Presentation: Advanced Topics in Autonomous Driving using Deep Learning
Share this on:
Abstract
Autonomous vehicles need to perceive their surroundings and analyze it to make decisions and act in an environment. More specifically, the autonomous vehicle detects objects on the road and maneuver through the traffic utilizing smart functional modules. In recent years, artificial intelligence, in particular, deep neural networks, have been used widely to build these smart functional modules.
While object detection (putting bounding boxes around objects), and semantic segmentation (labeling each pixel in an image) has been the focus of many researchers in autonomous driving, these methods may fall short when it comes to forming a better social understanding of pedestrian intent.
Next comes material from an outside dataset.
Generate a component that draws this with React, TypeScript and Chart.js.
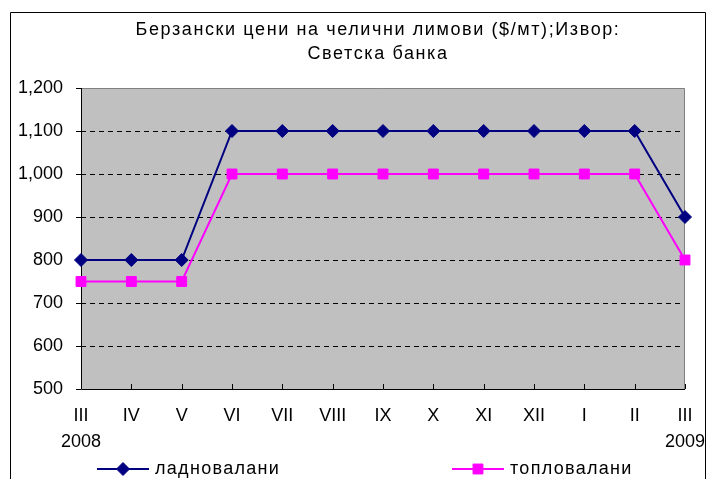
import React, { useEffect, useRef } from "react";
import { Chart, registerables } from "chart.js";

Chart.register(...registerables);

const romanLabels = ["III", "IV", "V", "VI", "VII", "VIII", "IX", "X", "XI", "XII", "I", "II", "III"];
const yearLabels = ["2008", "", "", "", "", "", "", "", "", "", "", "", "2009"];
const coldRolled = [800, 800, 800, 1100, 1100, 1100, 1100, 1100, 1100, 1100, 1100, 1100, 900];
const hotRolled = [750, 750, 750, 1000, 1000, 1000, 1000, 1000, 1000, 1000, 1000, 1000, 800];
const seriesNames = ["ладновалани", "топловалани"];
const titleLines = ["Берзански цени на челични лимови ($/мт);Извор:", "Светска банка"];
const yMin = 500;
const yMax = 1200;
const yStep = 100;

const FONT = "'Liberation Sans', Arial, sans-serif";
const NAVY = "#000080";
const MAGENTA = "#FF00FF";

function drawMarker(ctx: CanvasRenderingContext2D, style: string, r: number, x: number, y: number, color: string) {
  ctx.fillStyle = color;
  ctx.strokeStyle = color;
  ctx.lineWidth = 1;
  ctx.beginPath();
  if (style === "rectRot") {
    ctx.moveTo(x - r, y);
    ctx.lineTo(x, y - r);
    ctx.lineTo(x + r, y);
    ctx.lineTo(x, y + r);
    ctx.closePath();
  } else {
    const s = Math.SQRT1_2 * r;
    ctx.rect(x - s, y - s, 2 * s, 2 * s);
  }
  ctx.fill();
  ctx.stroke();
}

const decorPlugin = {
  id: "decor",
  beforeDatasetsDraw(chart: any) {
    const { ctx, chartArea } = chart;
    const { left, top, right, bottom } = chartArea;
    const y = chart.scales.y;
    const x = chart.scales.x;
    ctx.save();
    ctx.fillStyle = "#C0C0C0";
    ctx.fillRect(left, top, right - left, bottom - top);
    ctx.strokeStyle = "#000000";
    ctx.lineWidth = 1;
    ctx.setLineDash([5, 4]);
    for (let v = yMin + yStep; v < yMax; v += yStep) {
      const py = Math.round(y.getPixelForValue(v)) + 0.5;
      ctx.beginPath();
      ctx.moveTo(left, py);
      ctx.lineTo(right, py);
      ctx.stroke();
    }
    ctx.setLineDash([]);
    ctx.strokeStyle = "#808080";
    ctx.beginPath();
    ctx.moveTo(left, top + 0.5);
    ctx.lineTo(right - 0.5, top + 0.5);
    ctx.lineTo(right - 0.5, bottom);
    ctx.stroke();
    ctx.strokeStyle = "#000000";
    ctx.beginPath();
    ctx.moveTo(left + 0.5, top);
    ctx.lineTo(left + 0.5, bottom + 0.5);
    ctx.lineTo(right, bottom + 0.5);
    ctx.stroke();
    ctx.beginPath();
    for (let v = yMin; v <= yMax; v += yStep) {
      const py = Math.round(y.getPixelForValue(v)) + 0.5;
      ctx.moveTo(left - 5, py);
      ctx.lineTo(left, py);
    }
    ctx.stroke();
    ctx.beginPath();
    for (let i = 0; i < romanLabels.length; i++) {
      const px = Math.round(x.getPixelForValue(i)) + 0.5;
      ctx.moveTo(px, bottom);
      ctx.lineTo(px, bottom - 5);
    }
    ctx.stroke();
    ctx.restore();
  },
  afterDraw(chart: any) {
    const { ctx } = chart;
    ctx.save();
    ctx.strokeStyle = "#000000";
    ctx.lineWidth = 1;
    ctx.beginPath();
    ctx.moveTo(10.5, 490);
    ctx.lineTo(10.5, 12.5);
    ctx.lineTo(705.5, 12.5);
    ctx.lineTo(705.5, 490);
    ctx.stroke();
    ctx.fillStyle = "#000000";
    ctx.font = `18px ${FONT}`;
    ctx.textAlign = "center";
    ctx.textBaseline = "middle";
    (ctx as any).letterSpacing = "1.6px";
    ctx.fillText(titleLines[0], 378, 30);
    ctx.fillText(titleLines[1], 378, 54);
    const items = [
      { x0: 97, color: NAVY, style: "rectRot", radius: 6.5, text: chart.data.datasets[0].label },
      { x0: 452, color: MAGENTA, style: "rect", radius: 7, text: chart.data.datasets[1].label },
    ];
    const ly = 469;
    for (const it of items) {
      ctx.strokeStyle = it.color;
      ctx.lineWidth = 2;
      ctx.beginPath();
      ctx.moveTo(it.x0, ly);
      ctx.lineTo(it.x0 + 52, ly);
      ctx.stroke();
      drawMarker(ctx, it.style, it.radius, it.x0 + 26, ly, it.color);
      ctx.fillStyle = "#000000";
      ctx.textAlign = "left";
      ctx.font = `18px ${FONT}`;
      (ctx as any).letterSpacing = "1.3px";
      ctx.fillText(it.text, it.x0 + 58, ly);
    }
    (ctx as any).letterSpacing = "0px";
    ctx.restore();
  },
};

export default function App() {
  const ref = useRef<HTMLCanvasElement>(null);
  useEffect(() => {
    document.body.style.margin = "0";
    const canvas = ref.current!;
    const chart = new Chart(canvas, {
      type: "line",
      data: {
        labels: romanLabels.map((r, i) => [r, yearLabels[i]]),
        datasets: [
          {
            label: seriesNames[0],
            data: coldRolled,
            borderColor: NAVY,
            backgroundColor: NAVY,
            borderWidth: 2,
            pointStyle: "rectRot",
            pointRadius: 6.5,
            pointBorderWidth: 1,
            pointBackgroundColor: NAVY,
            pointBorderColor: NAVY,
            tension: 0,
            clip: false as any,
          },
          {
            label: seriesNames[1],
            data: hotRolled,
            borderColor: MAGENTA,
            backgroundColor: MAGENTA,
            borderWidth: 2,
            pointStyle: "rect",
            pointRadius: 7,
            pointBorderWidth: 1,
            pointBackgroundColor: MAGENTA,
            pointBorderColor: MAGENTA,
            tension: 0,
            clip: false as any,
          },
        ],
      },
      options: {
        animation: false,
        responsive: false,
        devicePixelRatio: 1,
        layout: { padding: { left: 0, top: 88, right: 22, bottom: 0 } },
        plugins: {
          legend: { display: false },
          title: { display: false },
          tooltip: { enabled: false },
        },
        scales: {
          x: {
            offset: false,
            grid: { display: false, drawTicks: false },
            border: { display: false },
            ticks: {
              color: "#000000",
              font: { family: FONT, size: 18, lineHeight: 1.45 },
              padding: 14,
              maxRotation: 0,
              autoSkip: false,
            },
            afterFit(scale: any) {
              scale.height = 90;
              scale.paddingRight = 0;
              scale.paddingLeft = 0;
            },
          },
          y: {
            min: yMin,
            max: yMax,
            grid: { display: false, drawTicks: true, tickLength: 5 },
            border: { display: false },
            ticks: {
              stepSize: yStep,
              color: "#000000",
              font: { family: FONT, size: 18 },
              padding: 13,
              callback: (v: any) => Number(v).toLocaleString("en-US"),
            },
            afterFit(scale: any) {
              scale.width = 81;
              scale.paddingTop = 0;
              scale.paddingBottom = 0;
            },
          },
        },
      },
      plugins: [decorPlugin],
    });
    return () => chart.destroy();
  }, []);
  return <canvas ref={ref} width={707} height={479} style={{ display: "block" }} />;
}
In this talk, we present our approach to pedestrian intent prediction and communication, which leverages more complex computer vision algorithms that estimate human pose rather than bounding boxes or pixel labels.
The increasingly sophisticated models, like the pose estimation networks we describe, show tremendous promise as they prove to be robust at approximating complex and non-linear mapping functions from images to outputs. However, these models are typically large and have a huge number of parameters resulting in a steep cost in terms of training and inference time resource requirements. This makes the use of these networks challenging on resource and power constrained embedded systems. In this talk, we also show that the compression of neural networks results in faster predictions with smaller deep neural networks.